Bu hikâyenin filmle kesişen noktaları da sadece o ucubik kuleler, Steppenwolf’la mücadele ve özel kostüm tasarımı değildir. Superman’in ölmesi ve geri dönmesi de bu maceranın bir parçasıdır. Hatta orta yaşlı Batman olayı da aynıdır.
Başka…
Yazacak daha fazla şey var, ama açıkçası bu filmin bütün sürprizini bozabilir. Bunca kelamdan sonra tekrar edeyim “Bence film konusundan görsellerine kadar bir JL değil JSA New 52 Earth-two uyarlamasıdır!”.
İyisi mi bundan sonrasında yola görsellerle devam edin gözünüzü alıştırın:
- Cyborg’un içine bir “motherbox” kaçmış olmasının sebebi New 52’deki bir değişikliktir. Comics dizisinde Cyborg JL üyesidir ancak konu çakışmasından dolayı biraz da JSA…

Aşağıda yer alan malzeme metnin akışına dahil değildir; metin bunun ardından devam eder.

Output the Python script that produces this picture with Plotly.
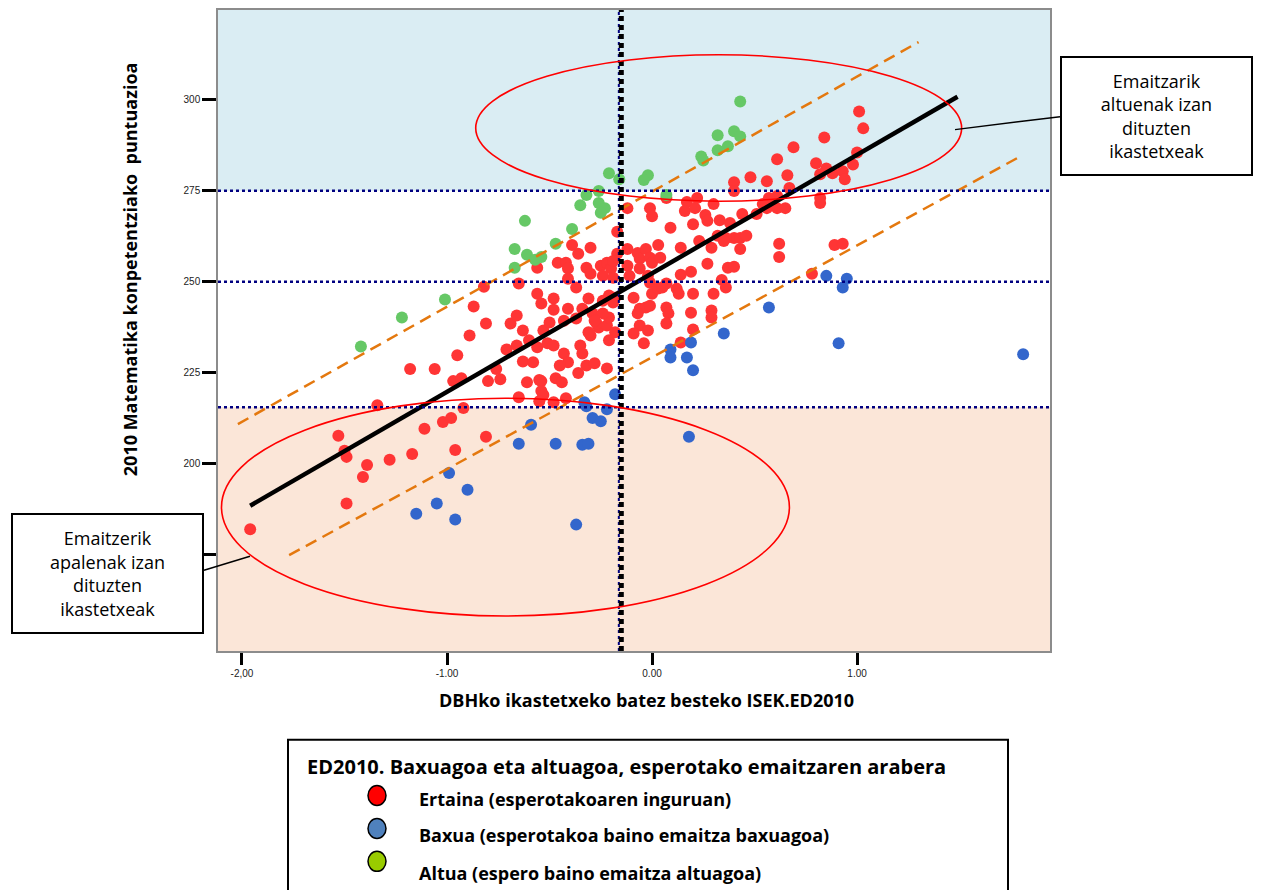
import plotly.graph_objects as go

# ---------------- data ----------------
red_x = [-1.96, -1.49, -1.41, -1.39, -1.49, -1.50, -1.53, -1.28, -1.17, -0.96, -1.11, -1.02, -0.98, -0.92, -0.81, -1.34,
         -1.18, -1.06, -0.95, -0.97, -0.93, -0.80, -0.74, -0.76, -0.89, -0.81, -0.69, -0.71, -0.66, -0.63, -0.61, -0.54,
         -0.54, -0.53, -0.47, -0.44, -0.36, -0.32, -0.28, -0.22, -0.60, -0.56, -0.51, -0.48, -0.43, -0.41, -0.45, -0.35,
         -0.30, -0.26, -0.22, -0.18, -0.21, -0.63, -0.53, -0.50, -0.58, -0.87, -0.82, -0.65, -0.66, -0.56, -0.54, -0.48,
         -0.48, -0.43, -0.55, -0.37, -0.34, -0.31, -0.29, -0.27, -0.24, -0.21, -0.18, -0.31, -0.34, -0.41, -0.24, -0.28,
         -0.65, -0.55, -0.48, -0.42,
         -0.12, -0.01, 0.00, -0.17, -0.39, -0.36, -0.30, -0.17, -0.12, -0.07, -0.06, -0.03, -0.01, 0.00, -0.46, -0.42,
         -0.41, -0.32, -0.30, -0.25, -0.22, -0.20, -0.24, -0.19, -0.12, -0.11, -0.06, -0.02, -0.01, -0.56, -0.41, -0.37,
         -0.19, -0.09, -0.06, -0.03, -0.01, -0.07, -0.06, -0.02, -0.09, -0.04, 0.00, 0.03, -0.21, -0.19,
         1.01, 1.03, 0.84, 0.69, 0.61, 0.80, 0.85, 0.82, 0.88, 0.93, 0.94, 0.98, 1.00, 0.66, 0.56, 0.48, 0.40, 0.40,
         0.67, 0.61, 0.57, 0.54, 0.56, 0.61, 0.65, 0.82, 0.82, 0.22, 0.17, 0.16, 0.21, 0.30, 0.07, 0.26, 0.27, 0.33,
         0.20, 0.38, 0.44, 0.51, 0.09, 0.40, 0.43, 0.46, 0.36, 0.32, 0.29, 0.35, 0.23, 0.14, 0.43, 0.03, 0.04, 0.62,
         0.62, 0.89, 0.93, 0.27, 0.37, 0.40, 0.19, 0.14, 0.34, 0.36, 0.12, 0.13, 0.20, 0.30, 0.07, 0.05, 0.07, 0.08,
         0.07, 0.19, 0.29, 0.29, 0.20, 0.78, 0.14]
red_y = [182.0, 189.1, 196.4, 199.7, 201.9, 203.6, 207.7, 201.1, 202.7, 203.8, 209.6, 211.5, 212.6, 215.3, 207.4, 216.1,
         226.0, 226.0, 229.8, 222.7, 223.5, 222.7, 223.2, 226.0, 235.2, 238.5, 238.5, 231.4, 232.5, 228.1, 222.4, 222.7,
         220.0, 218.9, 223.5, 222.4, 224.9, 227.0, 227.6, 226.2, 233.9, 232.0, 233.1, 232.5, 230.3, 227.9, 227.0, 232.5,
         235.2, 237.4, 238.0, 236.1, 233.9, 236.6, 236.6, 238.8, 227.9, 243.2, 248.6, 249.5, 240.7, 246.7, 244.0, 245.4,
         242.3, 239.3, 223.0, 239.9, 242.6, 245.4, 241.3, 238.5, 244.8, 240.2, 245.6, 236.1, 230.3, 242.6, 241.3, 239.3,
         218.3, 217.2, 216.9, 218.0,
         270.2, 270.2, 268.0, 263.7, 260.1, 257.7, 259.3, 257.7, 259.0, 257.9, 256.3, 259.0, 256.6, 255.2, 255.2, 255.2,
         253.6, 253.8, 252.2, 254.4, 255.2, 253.6, 251.6, 251.1, 254.4, 251.6, 253.6, 251.6, 249.7, 253.8, 250.8, 248.4,
         255.7, 245.6, 242.6, 242.9, 243.4, 241.3, 238.0, 236.6, 235.8, 233.1, 246.7, 248.1, 246.2, 244.3,
         296.7, 292.1, 289.6, 286.9, 283.6, 282.5, 281.1, 279.5, 279.8, 280.3, 278.1, 282.2, 285.5, 279.2, 277.6, 278.7,
         277.3, 274.9, 275.7, 273.5, 273.0, 271.3, 270.2, 270.2, 270.2, 273.0, 271.6, 273.0, 271.9, 269.4, 270.2, 271.3,
         273.0, 268.3, 266.7, 266.9, 265.8, 266.1, 268.6, 268.6, 264.8, 262.0, 262.0, 262.6, 262.0, 262.6, 259.3, 261.2,
         261.2, 259.3, 259.0, 260.1, 256.6, 260.4, 256.8, 260.1, 260.4, 254.9, 253.8, 254.1, 252.7, 251.9, 250.5, 248.4,
         248.1, 246.7, 246.7, 246.7, 249.5, 248.4, 242.9, 241.3, 238.5, 241.5, 242.1, 240.2, 236.9, 252.2, 233.3]

blue_x = [0.85, 0.95, 0.93, 0.57, 0.35, 0.19, 0.09, 0.09, 0.17, 0.20, 0.91, 1.81, -0.18, -0.33, -0.32, -0.22, -0.29,
          -0.25, -0.59, -0.65, -0.47, -0.34, -0.31, 0.18, -0.99, -0.90, -1.05, -1.15, -0.96, -0.37]
blue_y = [251.6, 250.8, 248.4, 242.9, 235.8, 233.3, 231.4, 229.2, 229.2, 225.7, 233.1, 230.1, 219.1, 216.9, 215.8, 215.0,
          212.6, 211.7, 210.7, 205.5, 205.5, 205.2, 205.5, 207.4, 197.5, 192.9, 189.1, 186.3, 184.7, 183.3]

green_x = [0.43, 0.32, 0.40, 0.43, 0.37, 0.32, 0.24, 0.25, -0.02, -0.04, 0.07, -0.21, -0.16, -0.32, -0.26, -0.35, -0.26,
           -0.23, -0.25, -0.62, -0.39, -0.47, -0.67, -0.61, -0.57, -0.54, -0.67, -1.01, -1.22, -1.42]
green_y = [299.5, 290.2, 291.3, 289.9, 287.2, 286.1, 284.4, 283.3, 279.2, 277.9, 273.8, 279.8, 278.1, 273.8, 274.9, 271.0,
           271.6, 270.2, 268.9, 266.7, 264.5, 260.4, 259.0, 257.4, 256.0, 256.8, 253.8, 245.1, 240.2, 232.2]

# fit line and prediction band (endpoints)
fit_x = [-1.96, 1.49]
fit_y = [188.5, 300.8]
band_hi_x = [-2.02, 1.30]
band_hi_y = [210.9, 315.8]
band_lo_x = [-1.77, 1.78]
band_lo_y = [174.9, 283.9]

# reference lines
h_lines = [275, 250, 215.5]
v_line = -0.15
high_zone = [275, 324.6]
low_zone = [148.6, 215.5]

# highlighted groups (ellipses): [x0, x1, y0, y1]
ellipse_high = [-0.86, 1.51, 272.1, 312.3]
ellipse_low = [-2.10, 0.67, 158.2, 218.0]

x_range = [-2.117, 1.941]
y_range = [148.6, 324.6]
x_ticks = [-2, -1, 0, 1]
x_ticktext = ["-2,00", "-1.00", "0.00", "1.00"]
y_ticks = [175, 200, 225, 250, 275, 300]
y_ticktext = ["175", "200", "225", "250", "275", "300"]

legend_title = "ED2010. Baxuagoa eta altuagoa, esperotako emaitzaren arabera"
legend_items = ["Ertaina (esperotakoaren inguruan)",
                "Baxua (esperotakoa baino emaitza baxuagoa)",
                "Altua (espero baino emaitza altuagoa)"]
legend_colors = ["#FF0000", "#4F81BD", "#99CC00"]

# ---------------- figure ----------------
OFF = 8                      # page body margin
W, H = 1253, 882
L, R, T, B = 210, 211, 0, 239
pw, ph = W - L - R, H - T - B


def px(xs):
    """screen x pixel -> paper coordinate"""
    return (xs - OFF - L) / pw


def py(ys):
    """screen y pixel -> paper coordinate"""
    return (OFF + H - B - ys) / ph


fig = go.Figure()

mk = dict(size=12, line=dict(width=0))
fig.add_trace(go.Scatter(x=red_x, y=red_y, mode="markers", marker=dict(color="#FF3535", **mk), showlegend=False))
fig.add_trace(go.Scatter(x=blue_x, y=blue_y, mode="markers", marker=dict(color="#3366CC", **mk), showlegend=False))
fig.add_trace(go.Scatter(x=green_x, y=green_y, mode="markers", marker=dict(color="#66C866", **mk), showlegend=False))

orange = "#E4780E"
fig.add_trace(go.Scatter(x=band_hi_x, y=band_hi_y, mode="lines",
                         line=dict(color=orange, width=2.5, dash="12px,7px"), showlegend=False))
fig.add_trace(go.Scatter(x=band_lo_x, y=band_lo_y, mode="lines",
                         line=dict(color=orange, width=2.5, dash="12px,7px"), showlegend=False))
fig.add_trace(go.Scatter(x=fit_x, y=fit_y, mode="lines", line=dict(color="black", width=4.5), showlegend=False))

shapes = []
shapes.append(dict(type="rect", xref="paper", yref="y", x0=0, x1=1, y0=high_zone[0], y1=high_zone[1],
                   fillcolor="#DAEDF3", line=dict(width=0), layer="below"))
shapes.append(dict(type="rect", xref="paper", yref="y", x0=0, x1=1, y0=low_zone[0], y1=low_zone[1],
                   fillcolor="#FBE6D8", line=dict(width=0), layer="below"))
for hv in h_lines:
    shapes.append(dict(type="line", xref="paper", yref="y", x0=0, x1=1, y0=hv, y1=hv,
                       line=dict(color="#000080", width=2.5, dash="dot"), layer="above"))
shapes.append(dict(type="line", xref="x", yref="paper", x0=v_line - 0.012, x1=v_line - 0.012, y0=0, y1=1,
                   line=dict(color="#000080", width=2, dash="dot"), layer="above"))
shapes.append(dict(type="line", xref="x", yref="paper", x0=v_line, x1=v_line, y0=0, y1=1,
                   line=dict(color="black", width=5, dash="5px,4px"), layer="above"))
for e in (ellipse_high, ellipse_low):
    shapes.append(dict(type="circle", xref="x", yref="y", x0=e[0], x1=e[1], y0=e[2], y1=e[3],
                       line=dict(color="#FF0000", width=1.6), layer="above"))
shapes.append(dict(type="line", xref="paper", yref="paper", x0=px(955), y0=py(128), x1=px(1060), y1=py(115),
                   line=dict(color="black", width=1.5)))
shapes.append(dict(type="line", xref="paper", yref="paper", x0=px(204), y0=py(570), x1=px(250), y1=py(556),
                   line=dict(color="black", width=1.5)))
shapes.append(dict(type="rect", xref="paper", yref="paper", x0=px(288), x1=px(1008), y0=py(900), y1=py(740),
                   line=dict(color="black", width=2), fillcolor="white"))
leg_marker_y = [796, 829, 862]
for c, ym in zip(legend_colors, leg_marker_y):
    shapes.append(dict(type="circle", xref="paper", yref="paper", x0=px(368), x1=px(386), y0=py(ym + 10),
                       y1=py(ym - 10), fillcolor=c, line=dict(color="black", width=1.5)))
fig.update_layout(shapes=shapes)

ann = []
box_font = dict(family="Open Sans", size=18, color="black")
ann.append(dict(xref="paper", yref="paper", x=px(1156.5), y=py(114), xanchor="center", yanchor="middle",
                text="Emaitzarik<br>altuenak izan<br>dituzten<br>ikastetxeak", showarrow=False, font=box_font,
                bgcolor="white", bordercolor="black", borderwidth=2, width=187, height=114, align="center"))
ann.append(dict(xref="paper", yref="paper", x=px(107.5), y=py(573.5), xanchor="center", yanchor="middle",
                text="Emaitzerik<br>apalenak izan<br>dituzten<br>ikastetxeak", showarrow=False, font=box_font,
                bgcolor="white", bordercolor="black", borderwidth=2, width=187, height=115, align="center"))
ann.append(dict(xref="paper", yref="paper", x=px(130), y=py(268), xanchor="center", yanchor="middle",
                text="<b>2010 Matematika konpetentziako  puntuazioa</b>", textangle=-90, showarrow=False,
                font=dict(family="Open Sans", size=18, color="black")))
ann.append(dict(xref="paper", yref="paper", x=px(646), y=py(700), xanchor="center", yanchor="middle",
                text="<b>DBHko ikastetxeko batez besteko ISEK.ED2010</b>", showarrow=False,
                font=dict(family="Open Sans", size=18, color="black")))
ann.append(dict(xref="paper", yref="paper", x=px(305), y=py(767), xanchor="left", yanchor="middle",
                text="<b>" + legend_title + "</b>", showarrow=False,
                font=dict(family="Open Sans", size=20, color="black")))
for t, yt in zip(legend_items, [799, 836, 874]):
    ann.append(dict(xref="paper", yref="paper", x=px(417), y=py(yt), xanchor="left", yanchor="middle",
                    text="<b>" + t + "</b>", showarrow=False,
                    font=dict(family="Open Sans", size=18, color="black")))
fig.update_layout(annotations=ann)

fig.update_layout(
    width=W, height=H, autosize=False,
    margin=dict(l=L, r=R, t=T, b=B, pad=0),
    paper_bgcolor="white", plot_bgcolor="white",
    showlegend=False,
    xaxis=dict(range=x_range, tickvals=x_ticks, ticktext=x_ticktext, showgrid=False, zeroline=False,
               ticks="outside", ticklen=12, tickwidth=3, tickcolor="black",
               showline=True, linecolor="#8C8C8C", linewidth=1.5, mirror=True,
               tickfont=dict(family="Liberation Sans", size=10, color="#222")),
    yaxis=dict(range=y_range, tickvals=y_ticks, ticktext=y_ticktext, showgrid=False, zeroline=False,
               ticks="outside", ticklen=14, tickwidth=3, tickcolor="black",
               showline=True, linecolor="#8C8C8C", linewidth=1.5, mirror=True,
               tickfont=dict(family="Liberation Sans", size=10, color="#222")),
)

fig.write_html("out.html")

- Lego Batman’deki “Nightcrawler” araç tasarımını bu filmde de görüp güldüm. Özellikle “Neden bu araç bu kadar dar?” sorusuna Batman’in “Tek popom var!” karşılığını verdiğini hatırlayınca daha da keyif aldım. Hele de kokpitin hala dar oluşuna tanık olunca kahkaha attım.
- Konuyla ilgisi yok ama Powergirl’e hastayım, Hawkgirl’e aşığım. Aquawoman ise bütün su fobime rağmen evlenmek isteyeceğim kadın sıralamasında bir anda ilk sıraya sıçramıştı vakti zamanında.
- Konuyla ilgisi var, ben sevdim filmi. Özel bir beklentiyle gitmedim, DC Comics alternatif evrenlerine aşinaydım, güldüm, yer yer şaşırdım, görüntüleri-aksiyonu sevdim, Flash’ın fazlasıyla geveze “Impulse” karakterine dönüştürülmesinden hoşlanmadım, Wonder Woman o büzüşük dudaklı hırçın gülümsenmesiyle beni hırpalasın istedim, Aquaman ve doğruluk kemendi geyiğine hunharca kahkaha attım… Earth 2 idi ama güzeldi yani film.
- Filme ikisi kız 5 adet 7-9 yaş çocuğuyla gittim. Kızlar filmi keyifle ve sükunetle izlerken oğlanlar hop oturup hop kalktılar. Ancak filmde Superman-Lois Lane öpüşmesinde oğlanların gözlerini kapatmaları ve bir yandan da “öpüyor, puah, böyg” demeleri ve merakla karışık iğrenmemsi bağrınmaları beni gülmekten krize soktu. Neredeyse lise sona kadar sürecek bir merak – crisis varyasyonuna şahit oldum. Haydi hayırlısı.